Repeat the lines below exactly as written, please, from the line with "Write a Python" to the line with "plt.rcParams['font.family'] = ['Liberation", both lines included, and no others.

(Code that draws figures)
## Start

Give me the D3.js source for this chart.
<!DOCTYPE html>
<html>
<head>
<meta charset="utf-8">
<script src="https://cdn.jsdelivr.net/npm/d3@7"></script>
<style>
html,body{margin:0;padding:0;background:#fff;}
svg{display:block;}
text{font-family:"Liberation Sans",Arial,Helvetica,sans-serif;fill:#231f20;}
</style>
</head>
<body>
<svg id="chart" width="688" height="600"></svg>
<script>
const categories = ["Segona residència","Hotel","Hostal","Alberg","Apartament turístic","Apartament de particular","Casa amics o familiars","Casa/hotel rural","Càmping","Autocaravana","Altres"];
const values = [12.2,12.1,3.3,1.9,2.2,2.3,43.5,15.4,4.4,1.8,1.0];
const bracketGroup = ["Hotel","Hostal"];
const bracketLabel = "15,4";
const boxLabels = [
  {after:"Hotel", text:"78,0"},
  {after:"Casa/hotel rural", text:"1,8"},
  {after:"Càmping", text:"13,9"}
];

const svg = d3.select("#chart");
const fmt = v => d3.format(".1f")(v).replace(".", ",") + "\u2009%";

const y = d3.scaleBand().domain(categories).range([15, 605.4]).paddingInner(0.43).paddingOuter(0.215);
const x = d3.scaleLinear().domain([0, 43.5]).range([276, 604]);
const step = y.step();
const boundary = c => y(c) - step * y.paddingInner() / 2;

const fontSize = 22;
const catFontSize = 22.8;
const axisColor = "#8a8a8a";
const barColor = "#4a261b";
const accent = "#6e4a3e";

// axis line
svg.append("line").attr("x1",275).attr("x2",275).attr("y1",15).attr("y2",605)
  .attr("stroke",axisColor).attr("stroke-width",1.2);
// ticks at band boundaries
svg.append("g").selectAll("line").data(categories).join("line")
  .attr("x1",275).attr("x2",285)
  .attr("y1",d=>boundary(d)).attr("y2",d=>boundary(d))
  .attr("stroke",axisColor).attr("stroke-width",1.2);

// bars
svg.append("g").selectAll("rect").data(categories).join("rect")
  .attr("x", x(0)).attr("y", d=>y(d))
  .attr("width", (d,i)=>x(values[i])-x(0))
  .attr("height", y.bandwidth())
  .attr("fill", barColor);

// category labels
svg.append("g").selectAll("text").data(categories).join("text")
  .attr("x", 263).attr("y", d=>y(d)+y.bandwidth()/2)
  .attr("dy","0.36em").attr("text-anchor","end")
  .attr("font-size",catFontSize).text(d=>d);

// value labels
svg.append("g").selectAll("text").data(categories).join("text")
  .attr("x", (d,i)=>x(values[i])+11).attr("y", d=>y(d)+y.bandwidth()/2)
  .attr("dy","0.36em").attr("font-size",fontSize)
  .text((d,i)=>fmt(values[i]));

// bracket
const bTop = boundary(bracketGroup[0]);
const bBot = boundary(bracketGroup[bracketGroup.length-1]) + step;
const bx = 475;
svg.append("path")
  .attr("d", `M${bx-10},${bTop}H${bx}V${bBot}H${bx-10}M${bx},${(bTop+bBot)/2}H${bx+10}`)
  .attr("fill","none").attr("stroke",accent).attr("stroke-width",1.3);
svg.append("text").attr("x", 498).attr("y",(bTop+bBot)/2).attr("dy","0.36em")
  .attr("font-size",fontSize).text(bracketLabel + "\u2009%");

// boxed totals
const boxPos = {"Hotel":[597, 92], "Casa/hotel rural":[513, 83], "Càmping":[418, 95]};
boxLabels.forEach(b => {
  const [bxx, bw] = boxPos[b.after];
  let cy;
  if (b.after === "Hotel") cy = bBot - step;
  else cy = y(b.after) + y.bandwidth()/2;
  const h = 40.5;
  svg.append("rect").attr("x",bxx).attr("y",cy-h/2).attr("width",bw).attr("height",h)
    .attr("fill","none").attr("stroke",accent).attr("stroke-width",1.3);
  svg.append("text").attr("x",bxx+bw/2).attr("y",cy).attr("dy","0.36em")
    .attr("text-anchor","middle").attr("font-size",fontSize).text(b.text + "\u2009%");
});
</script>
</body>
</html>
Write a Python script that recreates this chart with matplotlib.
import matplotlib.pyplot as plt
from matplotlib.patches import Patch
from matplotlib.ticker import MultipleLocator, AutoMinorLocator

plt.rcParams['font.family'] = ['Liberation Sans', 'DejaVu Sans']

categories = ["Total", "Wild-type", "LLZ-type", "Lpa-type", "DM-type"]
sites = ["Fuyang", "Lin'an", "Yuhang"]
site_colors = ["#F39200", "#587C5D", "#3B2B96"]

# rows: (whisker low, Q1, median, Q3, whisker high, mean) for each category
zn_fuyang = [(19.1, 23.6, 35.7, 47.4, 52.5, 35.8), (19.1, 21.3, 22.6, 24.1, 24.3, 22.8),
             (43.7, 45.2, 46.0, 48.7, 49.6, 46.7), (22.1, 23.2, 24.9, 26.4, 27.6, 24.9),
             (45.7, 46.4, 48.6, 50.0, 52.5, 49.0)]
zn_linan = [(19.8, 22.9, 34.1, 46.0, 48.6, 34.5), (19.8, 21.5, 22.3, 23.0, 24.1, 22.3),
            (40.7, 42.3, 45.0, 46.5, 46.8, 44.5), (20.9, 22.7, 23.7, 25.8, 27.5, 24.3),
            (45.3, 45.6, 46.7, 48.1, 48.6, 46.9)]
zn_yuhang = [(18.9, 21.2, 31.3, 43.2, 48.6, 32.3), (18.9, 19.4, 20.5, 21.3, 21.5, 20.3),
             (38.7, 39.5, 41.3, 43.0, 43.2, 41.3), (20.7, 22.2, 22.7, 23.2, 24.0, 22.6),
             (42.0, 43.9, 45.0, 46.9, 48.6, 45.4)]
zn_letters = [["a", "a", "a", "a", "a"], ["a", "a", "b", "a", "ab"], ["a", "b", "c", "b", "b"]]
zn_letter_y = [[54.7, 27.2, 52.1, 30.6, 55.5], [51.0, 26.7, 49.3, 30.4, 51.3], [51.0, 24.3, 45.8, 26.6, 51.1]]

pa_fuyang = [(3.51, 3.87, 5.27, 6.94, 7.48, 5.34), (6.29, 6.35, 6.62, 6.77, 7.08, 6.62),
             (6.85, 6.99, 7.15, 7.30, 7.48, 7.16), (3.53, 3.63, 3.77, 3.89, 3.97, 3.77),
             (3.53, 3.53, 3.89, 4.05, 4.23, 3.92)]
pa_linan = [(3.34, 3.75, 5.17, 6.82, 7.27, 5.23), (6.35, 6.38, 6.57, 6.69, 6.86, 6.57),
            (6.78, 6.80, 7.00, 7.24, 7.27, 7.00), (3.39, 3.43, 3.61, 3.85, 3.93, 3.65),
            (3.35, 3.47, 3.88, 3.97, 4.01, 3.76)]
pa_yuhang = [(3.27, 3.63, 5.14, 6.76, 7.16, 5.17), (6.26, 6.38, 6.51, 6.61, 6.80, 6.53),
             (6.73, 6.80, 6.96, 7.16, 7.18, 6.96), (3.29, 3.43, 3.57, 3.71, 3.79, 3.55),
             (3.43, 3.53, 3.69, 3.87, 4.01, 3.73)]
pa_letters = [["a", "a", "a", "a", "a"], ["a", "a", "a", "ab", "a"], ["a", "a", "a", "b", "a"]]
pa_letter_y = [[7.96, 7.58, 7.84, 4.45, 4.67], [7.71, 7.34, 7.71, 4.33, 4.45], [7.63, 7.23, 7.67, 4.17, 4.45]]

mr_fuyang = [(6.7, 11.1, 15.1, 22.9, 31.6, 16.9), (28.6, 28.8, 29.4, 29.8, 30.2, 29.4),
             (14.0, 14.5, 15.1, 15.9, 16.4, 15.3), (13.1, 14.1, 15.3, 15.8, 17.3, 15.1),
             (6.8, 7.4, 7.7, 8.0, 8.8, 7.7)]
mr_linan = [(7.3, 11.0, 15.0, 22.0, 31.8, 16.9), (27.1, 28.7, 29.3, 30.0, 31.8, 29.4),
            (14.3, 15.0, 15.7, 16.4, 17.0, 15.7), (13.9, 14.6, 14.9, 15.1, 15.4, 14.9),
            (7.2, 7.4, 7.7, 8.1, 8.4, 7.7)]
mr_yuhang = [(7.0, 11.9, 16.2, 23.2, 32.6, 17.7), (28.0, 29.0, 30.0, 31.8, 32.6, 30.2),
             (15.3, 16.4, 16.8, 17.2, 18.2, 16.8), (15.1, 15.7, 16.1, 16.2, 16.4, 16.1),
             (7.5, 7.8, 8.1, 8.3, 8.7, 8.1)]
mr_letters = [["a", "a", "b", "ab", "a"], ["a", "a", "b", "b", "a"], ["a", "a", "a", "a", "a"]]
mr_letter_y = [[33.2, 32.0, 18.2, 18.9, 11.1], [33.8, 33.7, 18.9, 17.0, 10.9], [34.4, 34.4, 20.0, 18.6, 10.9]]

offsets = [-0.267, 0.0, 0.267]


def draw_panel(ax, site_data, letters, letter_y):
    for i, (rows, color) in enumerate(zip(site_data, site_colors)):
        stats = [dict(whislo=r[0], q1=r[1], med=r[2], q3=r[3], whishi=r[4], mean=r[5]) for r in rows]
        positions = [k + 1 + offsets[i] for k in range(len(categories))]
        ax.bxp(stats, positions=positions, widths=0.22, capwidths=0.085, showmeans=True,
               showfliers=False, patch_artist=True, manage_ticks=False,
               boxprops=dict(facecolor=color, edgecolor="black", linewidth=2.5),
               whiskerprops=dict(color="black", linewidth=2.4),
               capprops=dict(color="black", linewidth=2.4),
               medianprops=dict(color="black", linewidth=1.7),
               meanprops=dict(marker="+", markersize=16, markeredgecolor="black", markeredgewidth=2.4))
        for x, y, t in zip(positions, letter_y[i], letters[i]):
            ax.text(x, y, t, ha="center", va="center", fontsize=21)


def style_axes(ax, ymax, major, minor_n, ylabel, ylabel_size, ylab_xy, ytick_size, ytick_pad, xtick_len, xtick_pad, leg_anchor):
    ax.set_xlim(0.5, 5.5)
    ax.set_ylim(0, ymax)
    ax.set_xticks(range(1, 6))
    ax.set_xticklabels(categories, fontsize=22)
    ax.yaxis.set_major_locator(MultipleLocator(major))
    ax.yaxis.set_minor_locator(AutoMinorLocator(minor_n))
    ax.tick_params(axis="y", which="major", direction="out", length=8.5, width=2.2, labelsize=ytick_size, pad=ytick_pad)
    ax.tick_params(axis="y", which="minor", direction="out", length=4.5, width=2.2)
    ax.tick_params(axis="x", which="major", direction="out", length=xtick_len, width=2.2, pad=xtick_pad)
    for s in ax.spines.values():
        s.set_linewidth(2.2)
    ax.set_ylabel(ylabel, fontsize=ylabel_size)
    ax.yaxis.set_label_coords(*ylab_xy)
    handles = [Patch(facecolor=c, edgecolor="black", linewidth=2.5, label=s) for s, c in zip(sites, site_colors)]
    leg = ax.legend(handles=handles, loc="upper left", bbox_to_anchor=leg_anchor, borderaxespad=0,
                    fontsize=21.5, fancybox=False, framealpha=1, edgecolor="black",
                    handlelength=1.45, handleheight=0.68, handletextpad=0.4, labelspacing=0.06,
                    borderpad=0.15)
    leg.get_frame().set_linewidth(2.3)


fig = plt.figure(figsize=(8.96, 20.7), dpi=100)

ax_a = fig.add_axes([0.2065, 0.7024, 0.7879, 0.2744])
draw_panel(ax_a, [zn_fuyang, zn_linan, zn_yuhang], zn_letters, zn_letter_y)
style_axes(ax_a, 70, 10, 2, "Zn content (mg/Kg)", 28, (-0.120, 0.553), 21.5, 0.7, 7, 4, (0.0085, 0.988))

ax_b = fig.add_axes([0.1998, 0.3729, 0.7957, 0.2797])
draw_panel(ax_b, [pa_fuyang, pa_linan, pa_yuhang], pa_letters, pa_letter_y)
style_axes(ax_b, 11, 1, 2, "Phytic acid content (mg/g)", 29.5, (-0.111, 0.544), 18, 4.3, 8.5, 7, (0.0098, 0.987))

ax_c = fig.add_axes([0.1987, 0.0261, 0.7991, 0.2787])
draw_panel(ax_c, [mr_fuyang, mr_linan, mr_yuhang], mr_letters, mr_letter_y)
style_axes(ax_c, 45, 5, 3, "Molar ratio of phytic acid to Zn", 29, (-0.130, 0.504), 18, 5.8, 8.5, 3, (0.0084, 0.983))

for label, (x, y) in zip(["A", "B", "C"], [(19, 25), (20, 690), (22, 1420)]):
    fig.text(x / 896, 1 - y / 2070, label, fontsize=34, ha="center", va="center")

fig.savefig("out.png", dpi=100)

## End

● **Reply**:
Write a Python script that recreates this chart with matplotlib.
import matplotlib.pyplot as plt
from matplotlib.patches import Patch
from matplotlib.ticker import MultipleLocator, AutoMinorLocator

plt.rcParams['font.family'] = ['Liberation Sans', 'DejaVu Sans']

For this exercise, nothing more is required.